Then, the sum of the numbers of detection objects corresponding to the feature subsets is used as the target number of detection objects included in the point cloud cluster.

And S140, clustering voxels corresponding to the point cloud clusters until a target number of voxel clusters are obtained, so that laser points in the same voxel cluster correspond to the same detection object.

After the target number of the detection objects included in the point cloud cluster is determined, the voxels corresponding to the point cloud cluster can be clustered until the target number of the voxel clusters is obtained, so that the laser points in the same voxel cluster correspond to the same detection object.

Through the step, the distinction of a plurality of detection objects in the point cloud cluster can be finally realized, and the problem of under-clustering in the prior art is solved.

It should be noted that, the process of clustering the voxels of the point cloud cluster may be implemented by referring to a clustering method in the prior art, which will not be described in detail herein.

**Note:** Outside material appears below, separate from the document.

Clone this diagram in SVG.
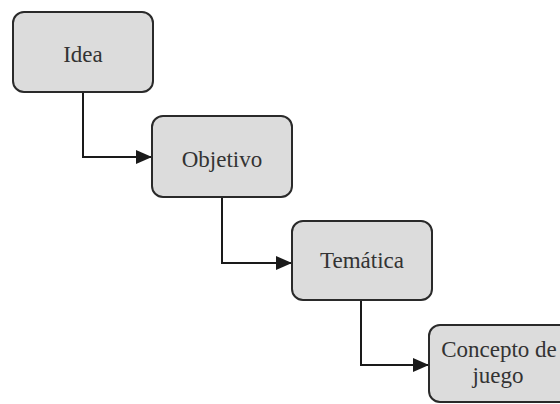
<svg xmlns="http://www.w3.org/2000/svg" width="560" height="404" viewBox="0 0 560 404">
<style>
.box{fill:#dcdcdc;stroke:#2a2a2a;stroke-width:2}
.lbl{font-family:"Liberation Serif","Times New Roman",serif;font-size:23px;fill:#333;text-anchor:middle}
.conn{fill:none;stroke:#1a1a1a;stroke-width:2}
</style>
<defs>
<marker id="arr" viewBox="0 0 16 14" refX="16" refY="7" markerWidth="16" markerHeight="14" markerUnits="userSpaceOnUse" orient="auto">
<path d="M0,0 L16,7 L0,14 z" fill="#1a1a1a"/>
</marker>
</defs>
<rect width="560" height="404" fill="#ffffff"/>
<g id="connectors">
<path class="conn" d="M83,92 V157 H152" marker-end="url(#arr)"/>
<path class="conn" d="M222,197 V263 H292" marker-end="url(#arr)"/>
<path class="conn" d="M361,300 V365 H429" marker-end="url(#arr)"/>
</g>
<g id="idea">
<rect class="box" x="13" y="12" width="140" height="80" rx="11"/>
<text class="lbl" x="83" y="62">Idea</text>
</g>
<g id="objetivo">
<rect class="box" x="152" y="116" width="140" height="81" rx="11"/>
<text class="lbl" x="222" y="167">Objetivo</text>
</g>
<g id="tematica">
<rect class="box" x="292" y="221" width="140" height="79" rx="11"/>
<text class="lbl" x="362" y="268">Temática</text>
</g>
<g id="concepto">
<rect class="box" x="429" y="325" width="150" height="77" rx="11"/>
<text class="lbl" x="499" y="357">Concepto de</text>
<text class="lbl" x="498" y="383">juego</text>
</g>
</svg>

In summary, in the object detection method provided by the embodiment of the invention, after the point cloud to be processed is obtained, the point cloud to be processed is clustered twice, and in the process of obtaining the point cloud cluster by clustering for the first time, the first preset distance threshold is set based on the maximum distance which may occur between different parts of the same detection object, so that the detection object with a larger appearance can be prevented from being divided into a plurality of individuals, the problem of under-clustering is solved, then, for each point cloud cluster, the second clustering is performed based on the voxels, and on the premise that the target number of the detection objects included in each point cloud cluster is determined, the target number is used as the ending condition of the ending clustering process, so that each detection object in the point cloud cluster can be detected, and the problem of over-clustering is solved.

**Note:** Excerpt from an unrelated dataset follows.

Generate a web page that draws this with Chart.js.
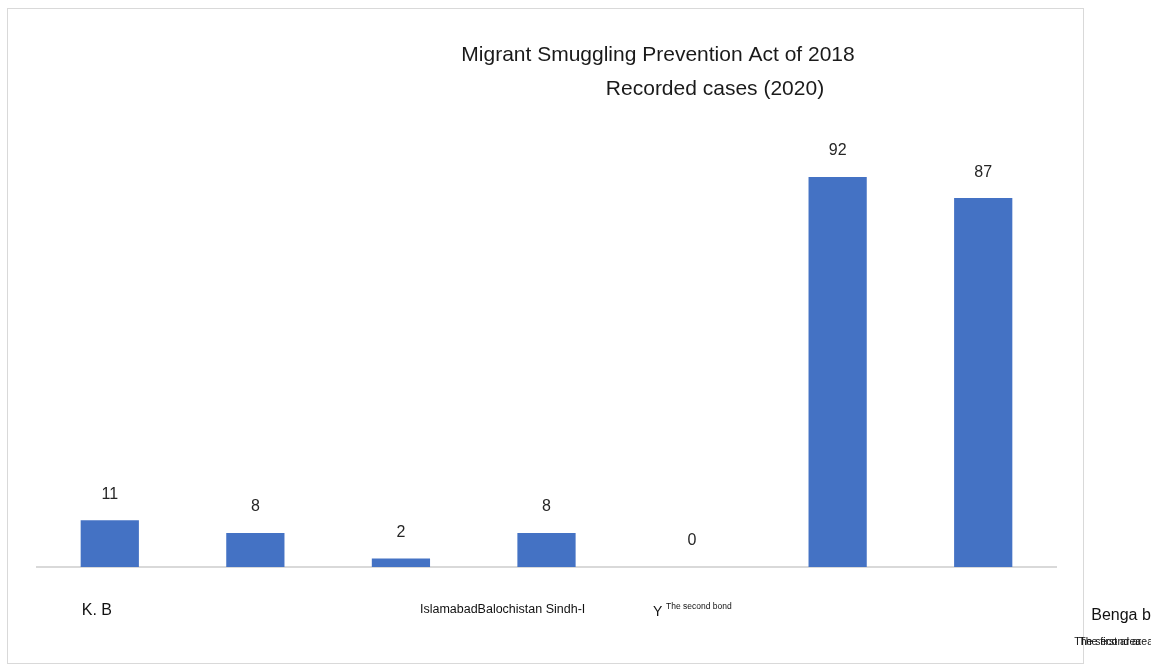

Further, as mentioned above, each feature subset in the voxel standard feature set corresponds to an object class, while determining the target number of the detected objects included in the point cloud cluster in the foregoing step, the object type corresponding to the detected objects may be determined according to the feature subset to which the voxel standard feature corresponding to the target voxel feature belongs, for example, specifically determining whether the detected object is a vehicle or a pedestrian, etc.

The following describes an object detection apparatus provided in the embodiment of the present invention, where the object detection apparatus described below may be regarded as a functional module architecture to be set in a central device for implementing the object detection method provided in the embodiment of the present invention; the following description may be referred to with respect to the above.

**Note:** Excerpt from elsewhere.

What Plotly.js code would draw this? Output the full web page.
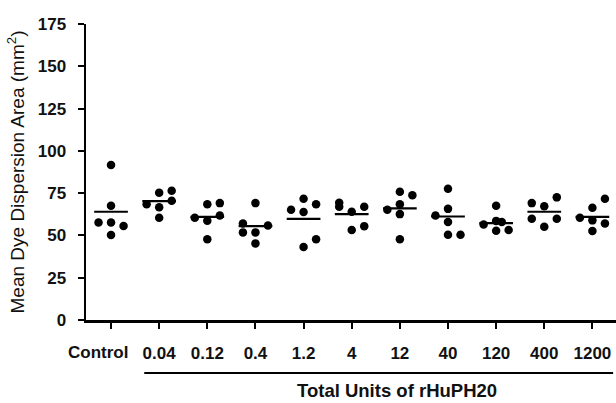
<!DOCTYPE html>
<html>
<head>
<meta charset="utf-8">
<script src="https://cdn.plot.ly/plotly-3.0.1.min.js"></script>
<style>html,body{margin:0;padding:0;background:#fff;}#chart{width:616px;height:403px;}</style>
</head>
<body>
<div id="chart"></div>
<script>
// ---- data ----
const categories = ['Control','0.04','0.12','0.4','1.2','4','12','40','120','400','1200'];
const valsControl = [91.7, 67.6, 57.7, 57.7, 55.6, 50.3];
const vals004  = [68.5, 75.2, 76.4, 70.5, 66.7, 60.4];
const vals012  = [68.5, 69.1, 60.4, 61.8, 58.7, 47.8];
const vals04   = [69.1, 57.1, 51.8, 51.8, 55.9, 45.3];
const vals12   = [65.2, 71.7, 68.5, 63.8, 47.8, 43.1];
const vals4    = [69.3, 66.9, 64.0, 66.9, 53.2, 55.5];
const vals12b  = [75.8, 73.8, 68.5, 65.2, 62.6, 47.8];
const vals40   = [77.6, 65.7, 61.8, 57.9, 50.4, 50.4];
const vals120  = [67.5, 56.5, 58.6, 58.0, 52.7, 53.2];
const vals400  = [69.1, 67.2, 72.5, 59.8, 59.8, 55.1];
const vals1200 = [60.4, 66.3, 71.7, 58.9, 57.1, 52.6];
const groupValues = [valsControl, vals004, vals012, vals04, vals12, vals4, vals12b, vals40, vals120, vals400, vals1200];
// jitter column of each dot (-1 left, 0 centre, 1 right)
const groupCols = [
  [0,0,-1,0,1,0],
  [-1,0,1,1,0,0],
  [0,1,-1,1,0,0],
  [0,-1,-1,0,1,0],
  [-1,0,1,0,1,0],
  [-1,-1,0,1,0,1],
  [0,1,0,-1,0,0],
  [0,0,-1,0,0,1],
  [0,-1,0,0.45,0,1],
  [-1,0,1,-1,1,0],
  [-1,0,1,0,1,0]
];
const groupMeans = [64.0, 70.3, 61.0, 55.5, 59.8, 62.6, 66.0, 61.2, 57.3, 64.0, 61.0];

// ---- build traces ----
const jitter = 0.26, half = 0.35;
const px = [], py = [];
groupValues.forEach((vals, i) => {
  vals.forEach((v, j) => { px.push(i + groupCols[i][j] * jitter); py.push(v); });
});
const mx = [], my = [];
groupMeans.forEach((m, i) => { mx.push(i - half, i + half, null); my.push(m, m, null); });

const traces = [
  {x: mx, y: my, type: 'scatter', mode: 'lines', line: {color: '#000', width: 2.2}, hoverinfo: 'skip', cliponaxis: false},
  {x: px, y: py, type: 'scatter', mode: 'markers', marker: {color: '#000', size: 8.5}, cliponaxis: false}
];

// the first label sits left of its tick in the reference, so it is drawn as an annotation
const tickText = categories.map((c, i) => i === 0 ? '' : c);

const txt = '#111';
const fam = 'Liberation Sans, Arial, sans-serif';
const tickFont = {family: fam, size: 17, weight: 700, color: txt};
const layout = {
  width: 616, height: 403,
  margin: {l: 86, r: 0, t: 24, b: 83, pad: 0},
  paper_bgcolor: '#fff', plot_bgcolor: '#fff',
  showlegend: false,
  font: {family: fam, color: txt},
  xaxis: {
    range: [-0.52, 10.49], showgrid: false, zeroline: false,
    showline: true, linecolor: '#000', linewidth: 2.5,
    ticks: 'outside', ticklen: 6, tickwidth: 2, tickcolor: '#000',
    tickmode: 'array', tickvals: categories.map((c, i) => i), ticktext: tickText,
    tickangle: 0,
    tickfont: tickFont,
    ticklabelstandoff: 10
  },
  yaxis: {
    range: [0, 175], showgrid: false, zeroline: false,
    showline: true, linecolor: '#000', linewidth: 2.5,
    ticks: 'outside', ticklen: 6, tickwidth: 2, tickcolor: '#000',
    tickvals: [0,25,50,75,100,125,150,175],
    tickfont: tickFont,
    ticklabelstandoff: 8,
    title: {text: 'Mean Dye Dispersion Area (mm<sup>2</sup>)', font: {family: fam, size: 19, color: txt}, standoff: 8}
  },
  shapes: [
    {type: 'line', xref: 'x', yref: 'paper', x0: 0.69, x1: 10.43, y0: -0.179, y1: -0.179, line: {color: '#000', width: 2.2}}
  ],
  annotations: [
    {text: categories[0], xref: 'x', yref: 'paper', x: -0.27, y: -0.111, xanchor: 'center', yanchor: 'middle', showarrow: false,
     font: tickFont},
    {text: 'Total Units of rHuPH20', xref: 'x', yref: 'paper', x: 5.95, y: -0.282, xanchor: 'center', yanchor: 'bottom', showarrow: false,
     font: {family: fam, size: 18.5, weight: 700, color: txt}}
  ]
};

Plotly.newPlot('chart', traces, layout, {displayModeBar: false, staticPlot: true});
</script>
</body>
</html>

Optionally, referring to fig. 2, fig. 2 is a block diagram of an object detection device according to an embodiment of the present invention, where the object detection device provided in the embodiment includes:

a first acquiring unit 10, configured to acquire a point cloud to be processed;

The first clustering unit 20 is configured to cluster the laser points in the point cloud to be processed by using the first preset distance threshold as an upper limit value of the laser point distance, so as to obtain at least one point cloud cluster;

The point cloud cluster comprises at least one detection object, and the first preset distance threshold is set based on the maximum distance which possibly occurs between different parts of the same detection object;

The dividing unit 30 is configured to construct a directed bounding box of the point cloud cluster, and divide a space corresponding to the directed bounding box into a plurality of voxels with preset specifications;

A number determining unit 40, configured to determine, according to voxels corresponding to the point cloud clusters, a target number of detection objects included in the point cloud clusters;

and the second clustering unit 50 is configured to cluster voxels corresponding to the point cloud clusters until a target number of voxel clusters are obtained, so that laser points in the same voxel cluster correspond to the same detection object.

Optionally, the number determining unit 40 is configured to determine, according to the voxels corresponding to the point cloud clusters, the target number of the detection objects included in the point cloud clusters, specifically including:

Acquiring voxel characteristics of each voxel corresponding to the point cloud cluster, wherein the voxel characteristics are represented by feature vectors of preset dimensions;

and determining the target number of the detection objects included in the point cloud cluster according to the voxel characteristics of each voxel corresponding to the point cloud cluster.

Optionally, the number determining unit 40 is configured to obtain voxel characteristics of each voxel corresponding to the point cloud cluster, and specifically includes:

taking each voxel corresponding to the point cloud cluster as a target voxel;

Inputting laser points included in the target voxel into a pre-trained feature extraction model to obtain the voxel feature of the target voxel;

The feature extraction model is obtained by taking a laser point included in a voxel as input, taking a feature vector of a preset dimension as output and training a neural network.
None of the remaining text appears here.